When you carry a bag made here, it is the most recent step in a very old story.
Frequently asked
- Where is Scandicci, Italy?
- Scandicci is a town of about 50,000 people on the western edge of Florence, in Tuscany, central Italy. It sits at the foothills of the Apennines, about 8 kilometres from central Florence, and is connected to the city by the Tramvia T1 (green tram line). The town is the world's densest concentration of luxury leather-goods workshops, with roughly 600 ateliers serving the major Italian and French luxury houses.
- Can tourists visit leather workshops in Scandicci?
- Most workshops in Scandicci are private working spaces and not open to the public. The ones supplying major luxury houses operate under non-disclosure agreements. However, the surrounding Tuscan leather valley — Castelfranco di Sotto, Santa Croce sull'Arno, San Miniato — has several vegetable-tanning tanneries that offer guided tours by appointment, typically arranged through the Consorzio Vera Pelle Italiana.
- What luxury brands are made in Scandicci?
- Gucci has its global leather-goods hub in Scandicci (Casellina). Prada, Celine, Saint Laurent, Loewe, and many smaller maisons produce here either through owned subsidiaries or through independent ateliers. A meaningful share of Hermès production also passes through Italian workshops including some in the Scandicci area, though Hermès is more discreet about which specific workshops it uses.
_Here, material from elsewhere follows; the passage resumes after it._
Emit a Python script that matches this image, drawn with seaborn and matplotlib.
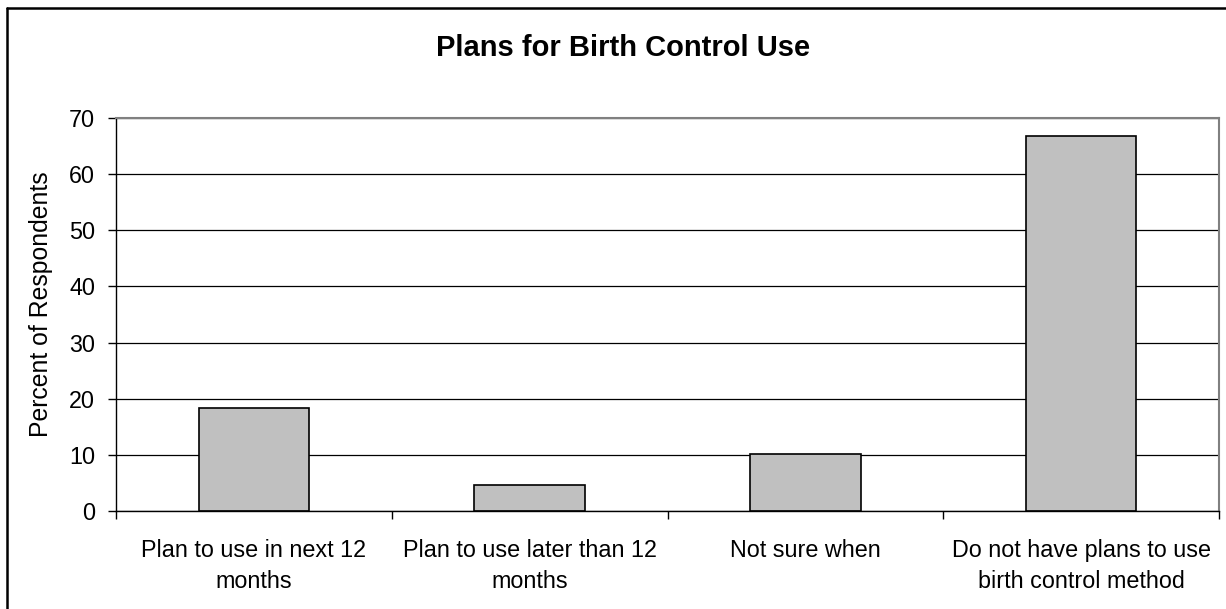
import matplotlib
matplotlib.use("Agg")
import matplotlib.pyplot as plt
import seaborn as sns
import pandas as pd
from matplotlib.lines import Line2D

categories = ["Plan to use in next 12\nmonths",
              "Plan to use later than 12\nmonths",
              "Not sure when",
              "Do not have plans to use\nbirth control method"]
values = [18.4, 4.6, 10.2, 66.8]
yticks = [0, 10, 20, 30, 40, 50, 60, 70]

title = "Plans for Birth Control Use"
ylabel = "Percent of Respondents"

sns.set_theme(style="white")
plt.rcParams['font.family'] = ['Liberation Sans', 'DejaVu Sans']
plt.rcParams['text.color'] = 'black'
plt.rcParams['axes.labelcolor'] = 'black'
plt.rcParams['xtick.color'] = 'black'
plt.rcParams['ytick.color'] = 'black'

df = pd.DataFrame({"cat": categories, "val": values})

fig = plt.figure(figsize=(12.26, 6.09), dpi=100)
ax = fig.add_axes([116/1226, 1 - 511/609, (1219 - 116)/1226, (511 - 118)/609])

sns.barplot(data=df, x="cat", y="val", ax=ax, color="#c0c0c0",
            edgecolor="black", linewidth=1.2, width=0.40, saturation=1)

ax.set_ylim(0, 70)
ax.set_xlim(-0.5, 3.5)
ax.set_yticks(yticks)
ax.set_yticklabels([str(t) for t in yticks], fontsize=16.8)
ax.yaxis.grid(True, color="black", linewidth=0.9)
ax.set_axisbelow(True)

# x ticks at category boundaries, labels at centers
ax.set_xticks([-0.5, 0.5, 1.5, 2.5, 3.5])
ax.set_xticklabels([])
ax.set_xticks([0, 1, 2, 3], minor=True)
ax.set_xticklabels(categories, minor=True, fontsize=16.8, linespacing=1.45)
ax.tick_params(axis="x", which="minor", length=0, pad=20)
ax.tick_params(axis="x", which="major", direction="out", length=6, width=1, color="black", bottom=True)
ax.tick_params(axis="y", direction="out", length=6, width=1, color="black", left=True, pad=9)

ax.set_xlabel("")
ax.set_ylabel(ylabel, fontsize=17.8)
ax.yaxis.set_label_coords(53/1226, 0.5, transform=fig.transFigure)

for s in ["left", "bottom"]:
    ax.spines[s].set_color("black")
    ax.spines[s].set_linewidth(1)
for s in ["top", "right"]:
    ax.spines[s].set_color("#808080")
    ax.spines[s].set_linewidth(1.5)

fig.text(623/1226, 1 - 48/609, title, ha="center", va="center",
         fontsize=21, fontweight="bold")

# outer chart border (left and top visible)
fig.add_artist(Line2D([7/1226, 7/1226], [0, 1 - 8/609], transform=fig.transFigure,
                      color="black", linewidth=1.8))
fig.add_artist(Line2D([7/1226, 1], [1 - 8/609, 1 - 8/609], transform=fig.transFigure,
                      color="black", linewidth=1.8))

fig.savefig("out.png", dpi=100, facecolor="white")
- How do I get from Florence to Scandicci?
- The easiest way is the Tramvia T1 — the green tram line that runs from Florence Santa Maria Novella station to Villa Costanza in Scandicci. The journey takes about 20 minutes and costs €1.70. Get off at Resistenza, De Andrè, Centro or Olmi for the town centre. By car, the A1 motorway takes about 15 minutes from central Florence.
- Is the Mall outlet near Florence worth visiting?
- The Mall Luxury Outlet in Leccio (about 30 minutes south of Florence by car) offers Gucci, Prada, Bottega Veneta and other luxury labels at 30-50% off retail. The discounts are real but the merchandise is typically previous-season and the most desirable current pieces are not stocked. The Mall is very crowded with tour-bus traffic — visit on a weekday morning for the best experience. It is a sales channel, not where the production happens.